Il secondo problema consiste nella permeabilità dei confini nazionali. Possono avvenire infatti degli “sbarchi fantasma” in grado di trasferire dalle coste tunisine attraverso imbarcazioni sicure gruppi ridotti di 5/10 soggetti in grado di pagare cifre molto elevate (4/8mila euro) per essere trasferiti sulle coste italiane e qui, grazie ai legami con le criminalità locali, ottenere documenti falsi (il falso documentale è uno dei putni forti della criminalità pugliese e campana in particolare) e vie di facilitazione per il movimento in Italia e in Europa.Perciò l’Italia deve dotarsi di maggiori strumenti per difendersi dai nuovi flussi: quelli che tornano dalla Siria e quelli passano per l’Italia verso mete differenti.

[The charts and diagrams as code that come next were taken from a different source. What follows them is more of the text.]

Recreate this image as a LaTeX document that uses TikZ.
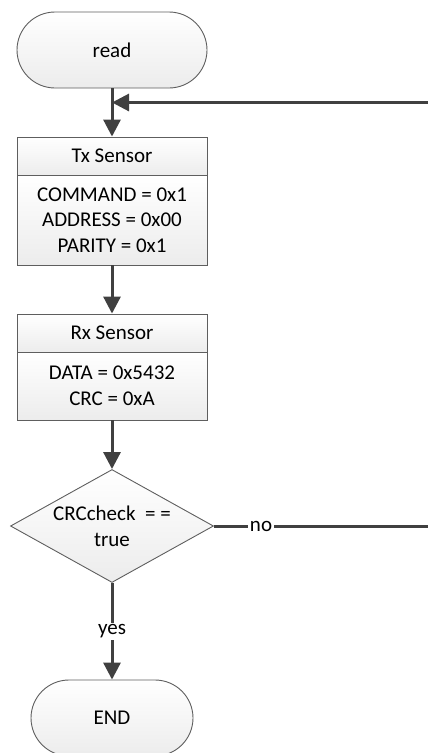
\documentclass[tikz,border=0pt]{standalone}
\usepackage{fontspec}
\setmainfont{Carlito}
\usetikzlibrary{arrows.meta,shapes.geometric}
\definecolor{edge}{HTML}{5E5E5E}
\definecolor{flow}{HTML}{404040}
\definecolor{shadebot}{HTML}{ECECEC}
\tikzset{
  boxfill/.style={draw=edge, line width=0.9pt, shading=axis, top color=white, bottom color=shadebot},
  terminal/.style={boxfill, rectangle, rounded corners=38pt, inner sep=0pt},
  block/.style={boxfill, rectangle, inner sep=0pt, minimum width=190pt, align=center},
  decision/.style={boxfill, diamond, inner sep=0pt, minimum width=203pt, minimum height=113pt},
  txt/.style={font=\fontsize{21pt}{25.5pt}\selectfont, align=center, inner sep=0pt},
  flowline/.style={draw=flow, line width=3pt, -{Triangle[length=17pt,width=17pt]}},
  plainline/.style={draw=flow, line width=3pt},
  lbl/.style={txt, fill=white, inner sep=1.5pt}
}
\begin{document}
\begin{tikzpicture}[x=1pt, y=-1pt]
\useasboundingbox (0,0) rectangle (428,753);

% start and end terminals
\node[terminal, minimum width=190pt, minimum height=76pt] (read) at (112,50) {};
\node[txt] (readt) at (read.center) {read};

% transmit block
\node[block, minimum height=38pt] (txh) at (112,156) {};
\node[block, minimum height=90pt] (txb) at (112,220) {};
\node[txt] (txht) at (txh.center) {Tx Sensor};
\node[txt] (txbt) at (txb.center) {COMMAND = 0x1\\ADDRESS = 0x00\\PARITY = 0x1};

% receive block
\node[block, minimum height=38pt] (rxh) at (112,333) {};
\node[block, minimum height=68pt] (rxb) at (112,386) {};
\node[txt] (rxht) at (rxh.center) {Rx Sensor};
\node[txt] (rxbt) at (rxb.center) {DATA = 0x5432\\CRC = 0xA};

% CRC decision
\node[decision] (dec) at (112,526) {};
\node[txt, font=\fontsize{21pt}{26pt}\selectfont] (dect) at (dec.center) {CRCcheck~~= =\\true};

\node[terminal, minimum width=162pt, minimum height=76pt] (done) at (112,718) {};
\node[txt] (donet) at (done.center) {END};

% loop return path
\coordinate (loopin) at (428,102.5);
\coordinate (join) at (112,102.5);
\coordinate (loopout) at (428,526);

% connectors
\draw[plainline] (read.south) -- (join);
\draw[flowline] (join) -- (txh.north);
\draw[flowline] (loopin) -- (join);
\draw[flowline] (txb.south) -- (rxh.north);
\draw[flowline] (rxb.south) -- (dec.north);
\draw[flowline] (dec.south) -- node[lbl] {yes} (done.north);
\draw[plainline] (dec.east) -- node[lbl, pos=0.22] {no} (loopout);
\end{tikzpicture}
\end{document}
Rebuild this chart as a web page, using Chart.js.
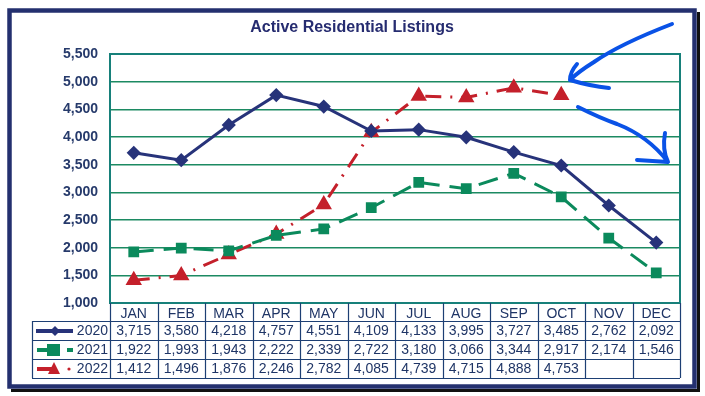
<!DOCTYPE html>
<html>
<head>
<meta charset="utf-8">
<script src="https://cdn.jsdelivr.net/npm/chart.js@4/dist/chart.umd.min.js"></script>
<style>
  html, body { margin: 0; padding: 0; background: #fff; }
  #wrap { width: 705px; height: 396px; }
</style>
</head>
<body>
<div id="wrap"><canvas id="chart" width="705" height="396"></canvas></div>
<script>
// chart data
const months = ['JAN', 'FEB', 'MAR', 'APR', 'MAY', 'JUN', 'JUL', 'AUG', 'SEP', 'OCT', 'NOV', 'DEC'];
const listings2020 = [3715, 3580, 4218, 4757, 4551, 4109, 4133, 3995, 3727, 3485, 2762, 2092];
const listings2021 = [1922, 1993, 1943, 2222, 2339, 2722, 3180, 3066, 3344, 2917, 2174, 1546];
const listings2022 = [1412, 1496, 1876, 2246, 2782, 4085, 4739, 4715, 4888, 4753, null, null];
const yTicks = [1000, 1500, 2000, 2500, 3000, 3500, 4000, 4500, 5000, 5500];

const NAVY = '#27337a';
const GREEN = '#0b8a5c';
const RED = '#c4202b';
const TEXT = '#1f3566';
const GRID = '#1c8a62';
const TEAL = '#17807a';

const fmt = v => (v == null ? '' : v.toLocaleString('en-US'));

// draws frame, title, table, annotation arrows
const extras = {
  id: 'extras',
  beforeDraw(chart) {
    const ctx = chart.ctx;
    ctx.save();
    ctx.fillStyle = '#fff';
    ctx.fillRect(0, 0, chart.width, chart.height);
    // shadow + frame
    ctx.fillStyle = '#111';
    ctx.fillRect(11, 12, 689, 380);
    ctx.fillStyle = '#fff';
    ctx.fillRect(7, 8, 690, 381);
    ctx.strokeStyle = '#24306f';
    ctx.lineWidth = 4.5;
    ctx.strokeRect(9.5, 10.5, 685, 376);
    ctx.restore();
  },
  afterDraw(chart) {
    const ctx = chart.ctx;
    const area = chart.chartArea;
    const x = chart.scales.x;
    ctx.save();

    // plot border
    ctx.strokeStyle = TEAL;
    ctx.lineWidth = 2;
    ctx.strokeRect(area.left, area.top, area.right - area.left, area.bottom - area.top);

    // title
    ctx.fillStyle = '#262c70';
    ctx.font = 'bold 16px "Liberation Sans", Arial, sans-serif';
    ctx.textAlign = 'center';
    ctx.textBaseline = 'middle';
    ctx.fillText('Active Residential Listings', 352, 28);

    // table grid
    const colW = (area.right - area.left) / months.length;
    const rowH = 19;
    const top = area.bottom + 18;
    const tLeft = 32;
    ctx.strokeStyle = '#1d3f74';
    ctx.lineWidth = 1.2;
    ctx.beginPath();
    for (let i = 0; i <= months.length; i++) {
      const cx = Math.round(x.getPixelForValue(i) - colW / 2) + 0.5;
      ctx.moveTo(cx, area.bottom);
      ctx.lineTo(cx, top + rowH * 3);
    }
    for (let r = 0; r <= 3; r++) {
      const y = Math.round(top + r * rowH) + 0.5;
      ctx.moveTo(tLeft, y);
      ctx.lineTo(area.right, y);
    }
    ctx.moveTo(tLeft + 0.5, top);
    ctx.lineTo(tLeft + 0.5, top + rowH * 3);
    ctx.stroke();

    const rows = [
      { label: '2020', data: listings2020, color: NAVY, kind: 'diamond' },
      { label: '2021', data: listings2021, color: GREEN, kind: 'square' },
      { label: '2022', data: listings2022, color: RED, kind: 'triangle' }
    ];
    ctx.font = '14px "Liberation Sans", Arial, sans-serif';
    ctx.textBaseline = 'middle';
    rows.forEach((row, r) => {
      const cy = top + r * rowH + rowH / 2 + 0.5;
      ctx.fillStyle = TEXT;
      ctx.textAlign = 'center';
      row.data.forEach((v, i) => {
        ctx.fillText(fmt(v), x.getPixelForValue(i), cy);
      });
      ctx.textAlign = 'right';
      ctx.fillText(row.label, 108, cy);

      // legend key
      ctx.strokeStyle = row.color;
      ctx.fillStyle = row.color;
      ctx.lineWidth = 4;
      ctx.beginPath();
      if (row.kind === 'diamond') {
        ctx.moveTo(36, cy); ctx.lineTo(73, cy); ctx.stroke();
        ctx.beginPath();
        ctx.moveTo(55, cy - 5); ctx.lineTo(60, cy); ctx.lineTo(55, cy + 5); ctx.lineTo(50, cy);
        ctx.closePath(); ctx.fill();
      } else if (row.kind === 'square') {
        ctx.moveTo(37, cy); ctx.lineTo(50, cy); ctx.stroke();
        ctx.fillRect(47, cy - 6, 13, 12);
        ctx.beginPath(); ctx.moveTo(67, cy); ctx.lineTo(73, cy); ctx.stroke();
      } else {
        ctx.moveTo(37, cy); ctx.lineTo(52, cy); ctx.stroke();
        ctx.beginPath();
        ctx.moveTo(54, cy - 7); ctx.lineTo(60, cy + 5); ctx.lineTo(48, cy + 5);
        ctx.closePath(); ctx.fill();
        ctx.beginPath(); ctx.arc(69, cy, 1.6, 0, Math.PI * 2); ctx.fill();
      }
    });

    // hand-drawn annotation arrows
    ctx.strokeStyle = '#0a52e6';
    ctx.lineWidth = 4;
    ctx.lineCap = 'round';
    ctx.lineJoin = 'round';
    ctx.beginPath();
    ctx.moveTo(672, 24);
    ctx.quadraticCurveTo(620, 44, 594, 62);
    ctx.quadraticCurveTo(578, 72, 570, 80);
    ctx.moveTo(577, 64);
    ctx.quadraticCurveTo(570, 72, 570, 80);
    ctx.quadraticCurveTo(590, 86, 609, 88);
    ctx.stroke();
    ctx.beginPath();
    ctx.moveTo(578, 107);
    ctx.quadraticCurveTo(600, 118, 617, 124);
    ctx.quadraticCurveTo(648, 136, 668, 162);
    ctx.moveTo(665, 133);
    ctx.quadraticCurveTo(662, 150, 668, 162);
    ctx.lineTo(637, 160);
    ctx.stroke();

    ctx.restore();
  }
};

new Chart(document.getElementById('chart'), {
  type: 'line',
  data: {
    labels: months,
    datasets: [
      {
        label: '2020',
        data: listings2020,
        borderColor: NAVY,
        backgroundColor: NAVY,
        borderWidth: 3,
        pointStyle: 'rectRot',
        pointRadius: 5,
        pointHoverRadius: 5
      },
      {
        label: '2021',
        data: listings2021,
        borderColor: GREEN,
        backgroundColor: GREEN,
        borderWidth: 3,
        borderDash: [20, 10],
        pointStyle: 'rect',
        pointRadius: 5.5,
        pointHoverRadius: 5.5
      },
      {
        label: '2022',
        data: listings2022,
        borderColor: RED,
        backgroundColor: RED,
        borderWidth: 3,
        borderDash: [16, 9, 2, 9],
        pointStyle: 'triangle',
        pointRadius: 6.5,
        pointHoverRadius: 6.5
      }
    ]
  },
  options: {
    responsive: false,
    animation: false,
    events: [],
    layout: { padding: { top: 54, left: 0, right: 25, bottom: 75 } },
    plugins: {
      legend: { display: false },
      title: { display: false },
      tooltip: { enabled: false }
    },
    scales: {
      x: {
        offset: true,
        grid: { display: false, drawTicks: false },
        border: { display: false },
        ticks: {
          padding: 3,
          color: TEXT,
          font: { family: '"Liberation Sans", Arial, sans-serif', size: 14 },
          maxRotation: 0,
          autoSkip: false
        },
        afterFit: s => { s.height = 18; }
      },
      y: {
        min: yTicks[0],
        max: yTicks[yTicks.length - 1],
        afterBuildTicks: s => { s.ticks = yTicks.map(v => ({ value: v })); },
        grid: { color: GRID, lineWidth: 1.5, drawTicks: false },
        border: { display: false },
        ticks: {
          padding: 12,
          color: '#263a6b',
          font: { family: '"Liberation Sans", Arial, sans-serif', size: 14, weight: 'bold' },
          callback: v => fmt(v)
        },
        afterFit: s => { s.width = 110; }
      }
    }
  },
  plugins: [extras]
});
</script>
</body>
</html>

Gli italiani hanno aperto gli occhi a causa dell’attentato fallito di San Donato Milanese, che poteva uccidere decine di bambini e che perciò sta avendo una grande risonanza mediatica. In realtà, vi erano già stati attentati in passato, che essendo stati sventati dalle Forze di polizia oppure non essendo riusciti, non avevano avuto molto riscontro nell’opinione pubblica. Nel 2004 un attacco al McDonald’s di Brescia era finito con la morte dell’attentatore; nel 2009 alla caserma Santa Barbara di Milano l’attentatore era stato neutralizzato; nel 2018 a Pompei una “auto-ariete” lanciata sulla folla si era schiantata sulle barriere di protezione e l’attentatore era stato arrestato. Come conclude Bertolotti, quindi, l’Italia è stata toccata dal terrorismo, benché disorganizzato e non strutturato, che è da ricondursi all’ideologia e alla strategia di al-Qa’ida prima e dello Stato islamico in un secondo momento, e quindi deve adottare tutte le azioni legislative e di polizia possibili per evitare una radicalizzazione del terrorismo che arrivi ad una organizzazione stabile.